* [Written task]: Write out the data again exactly, skipping every picture.

-- start Available data --

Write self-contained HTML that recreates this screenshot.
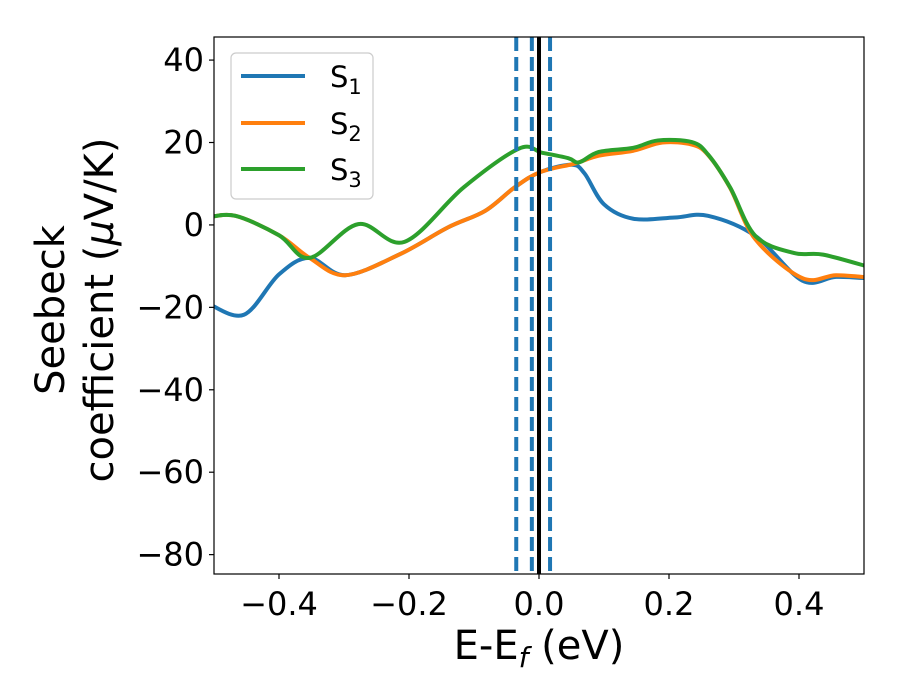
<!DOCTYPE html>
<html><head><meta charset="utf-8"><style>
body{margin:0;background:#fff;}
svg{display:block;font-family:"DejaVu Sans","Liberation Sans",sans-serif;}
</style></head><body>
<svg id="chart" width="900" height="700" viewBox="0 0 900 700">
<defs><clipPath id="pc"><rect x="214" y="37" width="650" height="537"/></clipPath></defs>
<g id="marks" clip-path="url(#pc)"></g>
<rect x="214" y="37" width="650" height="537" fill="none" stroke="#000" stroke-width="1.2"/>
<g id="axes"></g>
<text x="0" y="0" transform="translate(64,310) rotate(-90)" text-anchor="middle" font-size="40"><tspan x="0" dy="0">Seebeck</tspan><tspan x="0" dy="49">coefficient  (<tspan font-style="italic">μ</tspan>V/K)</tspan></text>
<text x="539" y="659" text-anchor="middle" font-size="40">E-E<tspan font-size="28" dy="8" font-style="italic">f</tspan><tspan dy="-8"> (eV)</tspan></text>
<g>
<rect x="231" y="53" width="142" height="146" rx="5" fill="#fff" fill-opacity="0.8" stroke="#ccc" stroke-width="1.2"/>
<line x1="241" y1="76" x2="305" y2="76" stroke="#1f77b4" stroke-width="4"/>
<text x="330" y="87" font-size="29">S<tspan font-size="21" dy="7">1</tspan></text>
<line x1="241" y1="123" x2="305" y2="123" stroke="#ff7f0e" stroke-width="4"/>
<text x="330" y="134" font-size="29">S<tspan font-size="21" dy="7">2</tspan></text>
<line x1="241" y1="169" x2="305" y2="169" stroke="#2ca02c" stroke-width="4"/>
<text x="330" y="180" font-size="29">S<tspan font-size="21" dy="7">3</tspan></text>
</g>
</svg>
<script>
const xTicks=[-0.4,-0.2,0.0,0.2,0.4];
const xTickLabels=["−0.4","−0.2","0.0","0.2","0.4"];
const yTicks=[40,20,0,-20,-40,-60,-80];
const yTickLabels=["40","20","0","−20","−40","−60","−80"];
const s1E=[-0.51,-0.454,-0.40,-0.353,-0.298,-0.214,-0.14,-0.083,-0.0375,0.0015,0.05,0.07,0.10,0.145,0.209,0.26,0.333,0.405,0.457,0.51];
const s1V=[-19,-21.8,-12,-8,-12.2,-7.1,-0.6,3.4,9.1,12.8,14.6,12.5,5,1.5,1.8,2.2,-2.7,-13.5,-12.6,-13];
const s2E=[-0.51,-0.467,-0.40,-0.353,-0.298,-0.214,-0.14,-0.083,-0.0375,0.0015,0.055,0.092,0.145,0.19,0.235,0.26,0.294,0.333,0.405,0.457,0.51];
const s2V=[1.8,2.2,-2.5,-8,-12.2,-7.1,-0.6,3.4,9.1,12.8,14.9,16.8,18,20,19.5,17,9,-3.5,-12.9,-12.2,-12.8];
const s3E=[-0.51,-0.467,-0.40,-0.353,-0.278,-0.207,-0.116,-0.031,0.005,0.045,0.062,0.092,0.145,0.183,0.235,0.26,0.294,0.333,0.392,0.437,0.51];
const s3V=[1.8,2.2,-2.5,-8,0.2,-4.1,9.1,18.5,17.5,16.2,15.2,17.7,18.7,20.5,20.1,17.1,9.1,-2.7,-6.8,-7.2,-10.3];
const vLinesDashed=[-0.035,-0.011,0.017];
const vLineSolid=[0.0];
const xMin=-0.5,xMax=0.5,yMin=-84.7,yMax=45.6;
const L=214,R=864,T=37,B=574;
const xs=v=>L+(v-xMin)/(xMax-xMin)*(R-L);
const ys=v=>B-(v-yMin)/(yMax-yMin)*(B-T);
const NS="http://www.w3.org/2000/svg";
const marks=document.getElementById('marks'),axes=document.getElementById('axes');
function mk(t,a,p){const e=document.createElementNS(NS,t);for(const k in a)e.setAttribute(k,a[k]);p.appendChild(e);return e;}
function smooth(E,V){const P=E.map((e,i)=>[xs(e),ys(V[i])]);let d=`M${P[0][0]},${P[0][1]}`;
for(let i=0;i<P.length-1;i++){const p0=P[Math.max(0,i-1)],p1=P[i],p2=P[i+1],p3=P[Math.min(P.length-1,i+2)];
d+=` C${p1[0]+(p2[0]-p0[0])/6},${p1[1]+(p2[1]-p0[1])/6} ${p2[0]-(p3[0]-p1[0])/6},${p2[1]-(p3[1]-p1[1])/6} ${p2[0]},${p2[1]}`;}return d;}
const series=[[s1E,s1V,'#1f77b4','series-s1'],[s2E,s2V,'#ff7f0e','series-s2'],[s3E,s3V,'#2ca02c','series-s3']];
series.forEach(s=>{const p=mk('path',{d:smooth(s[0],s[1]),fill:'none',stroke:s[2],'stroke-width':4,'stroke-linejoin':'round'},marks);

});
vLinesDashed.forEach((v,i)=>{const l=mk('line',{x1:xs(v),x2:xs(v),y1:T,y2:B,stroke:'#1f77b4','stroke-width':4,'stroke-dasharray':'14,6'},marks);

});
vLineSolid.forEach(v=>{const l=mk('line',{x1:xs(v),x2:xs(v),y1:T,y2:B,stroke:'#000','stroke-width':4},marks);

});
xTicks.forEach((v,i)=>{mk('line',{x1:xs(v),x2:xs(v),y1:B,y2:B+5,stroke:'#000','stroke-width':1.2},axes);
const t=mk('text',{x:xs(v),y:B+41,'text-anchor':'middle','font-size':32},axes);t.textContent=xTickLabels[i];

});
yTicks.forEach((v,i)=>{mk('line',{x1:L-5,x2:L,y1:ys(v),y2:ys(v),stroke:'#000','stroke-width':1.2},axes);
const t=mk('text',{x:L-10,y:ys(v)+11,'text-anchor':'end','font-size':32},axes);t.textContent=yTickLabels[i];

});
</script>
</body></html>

-- end Available data --

* [Correct result]:
Write self-contained HTML that recreates this screenshot.
<!DOCTYPE html>
<html><head><meta charset="utf-8"><style>
body{margin:0;background:#fff;}
svg{display:block;font-family:"DejaVu Sans","Liberation Sans",sans-serif;}
</style></head><body>
<svg id="chart" width="900" height="700" viewBox="0 0 900 700">
<defs><clipPath id="pc"><rect x="214" y="37" width="650" height="537"/></clipPath></defs>
<g id="marks" clip-path="url(#pc)"></g>
<rect x="214" y="37" width="650" height="537" fill="none" stroke="#000" stroke-width="1.2"/>
<g id="axes"></g>
<text x="0" y="0" transform="translate(64,310) rotate(-90)" text-anchor="middle" font-size="40"><tspan x="0" dy="0">Seebeck</tspan><tspan x="0" dy="49">coefficient  (<tspan font-style="italic">μ</tspan>V/K)</tspan></text>
<text x="539" y="659" text-anchor="middle" font-size="40">E-E<tspan font-size="28" dy="8" font-style="italic">f</tspan><tspan dy="-8"> (eV)</tspan></text>
<g>
<rect x="231" y="53" width="142" height="146" rx="5" fill="#fff" fill-opacity="0.8" stroke="#ccc" stroke-width="1.2"/>
<line x1="241" y1="76" x2="305" y2="76" stroke="#1f77b4" stroke-width="4"/>
<text x="330" y="87" font-size="29">S<tspan font-size="21" dy="7">1</tspan></text>
<line x1="241" y1="123" x2="305" y2="123" stroke="#ff7f0e" stroke-width="4"/>
<text x="330" y="134" font-size="29">S<tspan font-size="21" dy="7">2</tspan></text>
<line x1="241" y1="169" x2="305" y2="169" stroke="#2ca02c" stroke-width="4"/>
<text x="330" y="180" font-size="29">S<tspan font-size="21" dy="7">3</tspan></text>
</g>
</svg>
<script>
const xTicks=[-0.4,-0.2,0.0,0.2,0.4];
const xTickLabels=["−0.4","−0.2","0.0","0.2","0.4"];
const yTicks=[40,20,0,-20,-40,-60,-80];
const yTickLabels=["40","20","0","−20","−40","−60","−80"];
const s1E=[-0.51,-0.454,-0.40,-0.353,-0.298,-0.214,-0.14,-0.083,-0.0375,0.0015,0.05,0.07,0.10,0.145,0.209,0.26,0.333,0.405,0.457,0.51];
const s1V=[-19,-21.8,-12,-8,-12.2,-7.1,-0.6,3.4,9.1,12.8,14.6,12.5,5,1.5,1.8,2.2,-2.7,-13.5,-12.6,-13];
const s2E=[-0.51,-0.467,-0.40,-0.353,-0.298,-0.214,-0.14,-0.083,-0.0375,0.0015,0.055,0.092,0.145,0.19,0.235,0.26,0.294,0.333,0.405,0.457,0.51];
const s2V=[1.8,2.2,-2.5,-8,-12.2,-7.1,-0.6,3.4,9.1,12.8,14.9,16.8,18,20,19.5,17,9,-3.5,-12.9,-12.2,-12.8];
const s3E=[-0.51,-0.467,-0.40,-0.353,-0.278,-0.207,-0.116,-0.031,0.005,0.045,0.062,0.092,0.145,0.183,0.235,0.26,0.294,0.333,0.392,0.437,0.51];
const s3V=[1.8,2.2,-2.5,-8,0.2,-4.1,9.1,18.5,17.5,16.2,15.2,17.7,18.7,20.5,20.1,17.1,9.1,-2.7,-6.8,-7.2,-10.3];
const vLinesDashed=[-0.035,-0.011,0.017];
const vLineSolid=[0.0];
const xMin=-0.5,xMax=0.5,yMin=-84.7,yMax=45.6;
const L=214,R=864,T=37,B=574;
const xs=v=>L+(v-xMin)/(xMax-xMin)*(R-L);
const ys=v=>B-(v-yMin)/(yMax-yMin)*(B-T);
const NS="http://www.w3.org/2000/svg";
const marks=document.getElementById('marks'),axes=document.getElementById('axes');
function mk(t,a,p){const e=document.createElementNS(NS,t);for(const k in a)e.setAttribute(k,a[k]);p.appendChild(e);return e;}
function smooth(E,V){const P=E.map((e,i)=>[xs(e),ys(V[i])]);let d=`M${P[0][0]},${P[0][1]}`;
for(let i=0;i<P.length-1;i++){const p0=P[Math.max(0,i-1)],p1=P[i],p2=P[i+1],p3=P[Math.min(P.length-1,i+2)];
d+=` C${p1[0]+(p2[0]-p0[0])/6},${p1[1]+(p2[1]-p0[1])/6} ${p2[0]-(p3[0]-p1[0])/6},${p2[1]-(p3[1]-p1[1])/6} ${p2[0]},${p2[1]}`;}return d;}
const series=[[s1E,s1V,'#1f77b4','series-s1'],[s2E,s2V,'#ff7f0e','series-s2'],[s3E,s3V,'#2ca02c','series-s3']];
series.forEach(s=>{const p=mk('path',{d:smooth(s[0],s[1]),fill:'none',stroke:s[2],'stroke-width':4,'stroke-linejoin':'round'},marks);

});
vLinesDashed.forEach((v,i)=>{const l=mk('line',{x1:xs(v),x2:xs(v),y1:T,y2:B,stroke:'#1f77b4','stroke-width':4,'stroke-dasharray':'14,6'},marks);

});
vLineSolid.forEach(v=>{const l=mk('line',{x1:xs(v),x2:xs(v),y1:T,y2:B,stroke:'#000','stroke-width':4},marks);

});
xTicks.forEach((v,i)=>{mk('line',{x1:xs(v),x2:xs(v),y1:B,y2:B+5,stroke:'#000','stroke-width':1.2},axes);
const t=mk('text',{x:xs(v),y:B+41,'text-anchor':'middle','font-size':32},axes);t.textContent=xTickLabels[i];

});
yTicks.forEach((v,i)=>{mk('line',{x1:L-5,x2:L,y1:ys(v),y2:ys(v),stroke:'#000','stroke-width':1.2},axes);
const t=mk('text',{x:L-10,y:ys(v)+11,'text-anchor':'end','font-size':32},axes);t.textContent=yTickLabels[i];

});
</script>
</body></html>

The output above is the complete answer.